• _WHAT THE TASK REQUIRES_
Among the entries below, please repeat exactly and only the lines from the line containing "Convert this chart to matplotlib code." to the line containing "from matplotlib.ticker import", both lines included.

Rows from a dataset of charts and code
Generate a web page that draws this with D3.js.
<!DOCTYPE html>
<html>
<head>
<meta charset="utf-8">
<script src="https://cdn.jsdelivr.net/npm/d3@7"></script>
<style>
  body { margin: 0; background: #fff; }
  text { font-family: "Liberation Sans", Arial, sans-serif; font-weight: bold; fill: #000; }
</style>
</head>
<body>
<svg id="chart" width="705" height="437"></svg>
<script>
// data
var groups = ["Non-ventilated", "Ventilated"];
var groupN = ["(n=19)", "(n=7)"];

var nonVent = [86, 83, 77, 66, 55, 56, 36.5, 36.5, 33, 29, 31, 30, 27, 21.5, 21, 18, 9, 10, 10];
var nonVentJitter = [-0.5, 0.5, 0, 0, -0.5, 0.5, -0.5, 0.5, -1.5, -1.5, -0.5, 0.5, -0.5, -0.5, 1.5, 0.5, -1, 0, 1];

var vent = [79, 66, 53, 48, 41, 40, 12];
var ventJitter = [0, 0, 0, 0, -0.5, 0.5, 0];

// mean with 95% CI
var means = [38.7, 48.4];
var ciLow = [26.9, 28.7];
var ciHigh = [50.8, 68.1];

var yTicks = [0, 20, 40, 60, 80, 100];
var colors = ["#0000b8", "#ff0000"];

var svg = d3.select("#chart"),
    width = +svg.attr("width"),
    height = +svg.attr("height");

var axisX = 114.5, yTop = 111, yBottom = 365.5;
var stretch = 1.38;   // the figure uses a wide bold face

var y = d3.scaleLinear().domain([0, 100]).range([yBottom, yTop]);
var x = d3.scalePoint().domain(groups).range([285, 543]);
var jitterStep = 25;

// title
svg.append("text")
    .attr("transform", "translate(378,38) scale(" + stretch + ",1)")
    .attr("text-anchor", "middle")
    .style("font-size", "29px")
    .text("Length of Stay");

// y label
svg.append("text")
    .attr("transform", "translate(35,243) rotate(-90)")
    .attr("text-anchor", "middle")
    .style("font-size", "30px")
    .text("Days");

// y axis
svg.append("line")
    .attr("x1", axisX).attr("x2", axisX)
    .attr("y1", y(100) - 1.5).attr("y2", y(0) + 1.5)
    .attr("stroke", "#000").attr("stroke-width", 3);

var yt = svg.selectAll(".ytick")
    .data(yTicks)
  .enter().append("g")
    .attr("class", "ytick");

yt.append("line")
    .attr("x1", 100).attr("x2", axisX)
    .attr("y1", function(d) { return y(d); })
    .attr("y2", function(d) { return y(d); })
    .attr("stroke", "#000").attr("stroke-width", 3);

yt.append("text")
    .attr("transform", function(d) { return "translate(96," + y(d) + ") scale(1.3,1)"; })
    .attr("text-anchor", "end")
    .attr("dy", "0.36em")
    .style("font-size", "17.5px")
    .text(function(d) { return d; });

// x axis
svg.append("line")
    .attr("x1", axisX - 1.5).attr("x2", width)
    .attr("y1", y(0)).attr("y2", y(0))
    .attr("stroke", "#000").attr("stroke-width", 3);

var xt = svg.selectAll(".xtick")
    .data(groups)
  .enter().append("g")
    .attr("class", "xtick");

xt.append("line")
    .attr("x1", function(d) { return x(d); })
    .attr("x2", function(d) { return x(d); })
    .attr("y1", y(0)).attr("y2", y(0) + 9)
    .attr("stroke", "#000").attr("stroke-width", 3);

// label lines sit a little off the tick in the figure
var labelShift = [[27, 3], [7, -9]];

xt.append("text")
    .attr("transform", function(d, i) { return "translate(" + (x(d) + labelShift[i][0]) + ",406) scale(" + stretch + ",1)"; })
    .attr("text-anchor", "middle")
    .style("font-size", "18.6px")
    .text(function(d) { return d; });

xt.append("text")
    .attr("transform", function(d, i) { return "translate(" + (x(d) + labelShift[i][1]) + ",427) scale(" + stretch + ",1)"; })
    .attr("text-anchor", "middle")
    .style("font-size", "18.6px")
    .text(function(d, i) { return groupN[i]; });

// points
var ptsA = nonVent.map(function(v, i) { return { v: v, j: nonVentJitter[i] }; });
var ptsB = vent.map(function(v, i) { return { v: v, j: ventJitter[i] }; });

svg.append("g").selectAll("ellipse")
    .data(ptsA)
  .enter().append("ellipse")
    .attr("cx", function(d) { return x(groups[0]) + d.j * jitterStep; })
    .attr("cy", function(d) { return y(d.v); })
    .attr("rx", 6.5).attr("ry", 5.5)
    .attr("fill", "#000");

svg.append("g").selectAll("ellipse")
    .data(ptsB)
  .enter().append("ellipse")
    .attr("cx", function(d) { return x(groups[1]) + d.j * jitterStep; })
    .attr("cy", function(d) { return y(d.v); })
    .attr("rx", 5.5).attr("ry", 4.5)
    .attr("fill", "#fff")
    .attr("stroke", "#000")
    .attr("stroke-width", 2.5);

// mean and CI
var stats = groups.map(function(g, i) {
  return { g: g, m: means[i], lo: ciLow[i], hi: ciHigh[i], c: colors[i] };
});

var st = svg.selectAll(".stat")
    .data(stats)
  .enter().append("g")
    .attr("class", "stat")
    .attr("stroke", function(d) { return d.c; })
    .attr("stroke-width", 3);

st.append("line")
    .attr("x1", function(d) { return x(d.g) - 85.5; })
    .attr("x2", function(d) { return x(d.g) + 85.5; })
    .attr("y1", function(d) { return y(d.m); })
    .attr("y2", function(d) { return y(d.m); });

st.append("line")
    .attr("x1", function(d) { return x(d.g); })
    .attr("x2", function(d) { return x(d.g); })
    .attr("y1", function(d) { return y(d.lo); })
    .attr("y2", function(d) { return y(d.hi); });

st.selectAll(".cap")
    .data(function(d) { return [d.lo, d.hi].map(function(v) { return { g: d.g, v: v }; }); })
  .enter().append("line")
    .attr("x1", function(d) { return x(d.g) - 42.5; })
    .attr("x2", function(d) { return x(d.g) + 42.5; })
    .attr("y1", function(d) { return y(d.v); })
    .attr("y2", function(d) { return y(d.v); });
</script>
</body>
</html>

---

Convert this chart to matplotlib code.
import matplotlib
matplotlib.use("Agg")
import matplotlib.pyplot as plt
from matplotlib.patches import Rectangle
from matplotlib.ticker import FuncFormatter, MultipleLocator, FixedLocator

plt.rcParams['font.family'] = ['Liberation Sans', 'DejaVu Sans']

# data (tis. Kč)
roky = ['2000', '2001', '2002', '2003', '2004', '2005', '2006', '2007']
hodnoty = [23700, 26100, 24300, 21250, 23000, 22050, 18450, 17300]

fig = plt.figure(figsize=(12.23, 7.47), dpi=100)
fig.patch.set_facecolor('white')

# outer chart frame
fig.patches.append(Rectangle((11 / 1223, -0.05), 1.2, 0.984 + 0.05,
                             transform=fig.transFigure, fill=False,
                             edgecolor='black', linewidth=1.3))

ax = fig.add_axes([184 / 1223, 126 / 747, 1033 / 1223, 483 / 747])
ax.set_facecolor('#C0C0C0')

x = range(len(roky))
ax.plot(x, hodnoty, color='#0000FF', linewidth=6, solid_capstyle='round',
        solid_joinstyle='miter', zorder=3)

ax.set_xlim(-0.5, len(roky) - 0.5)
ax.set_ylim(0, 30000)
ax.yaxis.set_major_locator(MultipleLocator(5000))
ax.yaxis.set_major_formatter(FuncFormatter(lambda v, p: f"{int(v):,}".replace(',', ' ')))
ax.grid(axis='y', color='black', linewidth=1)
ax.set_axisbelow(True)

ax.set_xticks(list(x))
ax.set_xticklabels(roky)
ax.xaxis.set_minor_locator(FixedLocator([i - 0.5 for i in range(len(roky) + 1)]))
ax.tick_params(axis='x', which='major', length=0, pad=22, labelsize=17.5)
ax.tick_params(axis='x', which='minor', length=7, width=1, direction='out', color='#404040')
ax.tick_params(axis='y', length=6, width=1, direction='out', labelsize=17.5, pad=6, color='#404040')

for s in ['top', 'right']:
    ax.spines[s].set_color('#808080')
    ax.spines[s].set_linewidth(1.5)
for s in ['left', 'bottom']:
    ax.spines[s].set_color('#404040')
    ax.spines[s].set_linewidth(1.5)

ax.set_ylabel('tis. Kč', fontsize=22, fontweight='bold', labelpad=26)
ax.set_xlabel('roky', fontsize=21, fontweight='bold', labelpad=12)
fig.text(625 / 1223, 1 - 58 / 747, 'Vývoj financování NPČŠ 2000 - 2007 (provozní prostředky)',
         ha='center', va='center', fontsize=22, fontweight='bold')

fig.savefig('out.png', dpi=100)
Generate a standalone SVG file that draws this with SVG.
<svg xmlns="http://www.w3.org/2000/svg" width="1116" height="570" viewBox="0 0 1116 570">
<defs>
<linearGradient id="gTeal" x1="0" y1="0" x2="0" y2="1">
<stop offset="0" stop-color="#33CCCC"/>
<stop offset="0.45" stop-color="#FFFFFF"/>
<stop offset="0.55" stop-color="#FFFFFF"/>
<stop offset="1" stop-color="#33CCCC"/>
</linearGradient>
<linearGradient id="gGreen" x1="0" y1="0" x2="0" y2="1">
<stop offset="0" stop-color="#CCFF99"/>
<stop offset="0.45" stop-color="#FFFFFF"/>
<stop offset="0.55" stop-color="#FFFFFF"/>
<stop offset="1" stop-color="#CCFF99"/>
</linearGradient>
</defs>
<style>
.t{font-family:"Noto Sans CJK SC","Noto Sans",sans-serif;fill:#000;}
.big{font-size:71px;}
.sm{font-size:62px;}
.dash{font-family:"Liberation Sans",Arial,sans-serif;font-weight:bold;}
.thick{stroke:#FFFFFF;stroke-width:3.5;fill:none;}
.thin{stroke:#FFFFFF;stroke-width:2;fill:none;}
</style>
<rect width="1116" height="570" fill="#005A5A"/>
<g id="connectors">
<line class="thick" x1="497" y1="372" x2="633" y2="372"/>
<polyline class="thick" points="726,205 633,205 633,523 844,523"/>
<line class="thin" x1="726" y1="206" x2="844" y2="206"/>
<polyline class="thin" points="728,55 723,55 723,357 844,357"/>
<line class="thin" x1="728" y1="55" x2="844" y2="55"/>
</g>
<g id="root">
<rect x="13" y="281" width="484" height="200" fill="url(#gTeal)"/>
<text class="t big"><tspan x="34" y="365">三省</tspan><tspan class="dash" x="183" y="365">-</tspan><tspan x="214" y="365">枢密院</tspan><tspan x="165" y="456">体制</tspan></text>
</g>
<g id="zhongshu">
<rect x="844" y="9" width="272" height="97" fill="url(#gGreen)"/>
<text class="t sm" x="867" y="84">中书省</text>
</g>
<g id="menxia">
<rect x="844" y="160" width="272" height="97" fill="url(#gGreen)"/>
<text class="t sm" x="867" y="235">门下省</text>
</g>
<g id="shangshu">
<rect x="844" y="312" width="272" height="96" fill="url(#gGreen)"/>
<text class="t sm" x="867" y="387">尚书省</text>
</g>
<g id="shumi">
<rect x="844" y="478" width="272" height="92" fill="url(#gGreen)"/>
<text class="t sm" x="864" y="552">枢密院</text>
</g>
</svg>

• _THE REPLY_
Convert this chart to matplotlib code.
import matplotlib
matplotlib.use("Agg")
import matplotlib.pyplot as plt
from matplotlib.patches import Rectangle
from matplotlib.ticker import FuncFormatter, MultipleLocator, FixedLocator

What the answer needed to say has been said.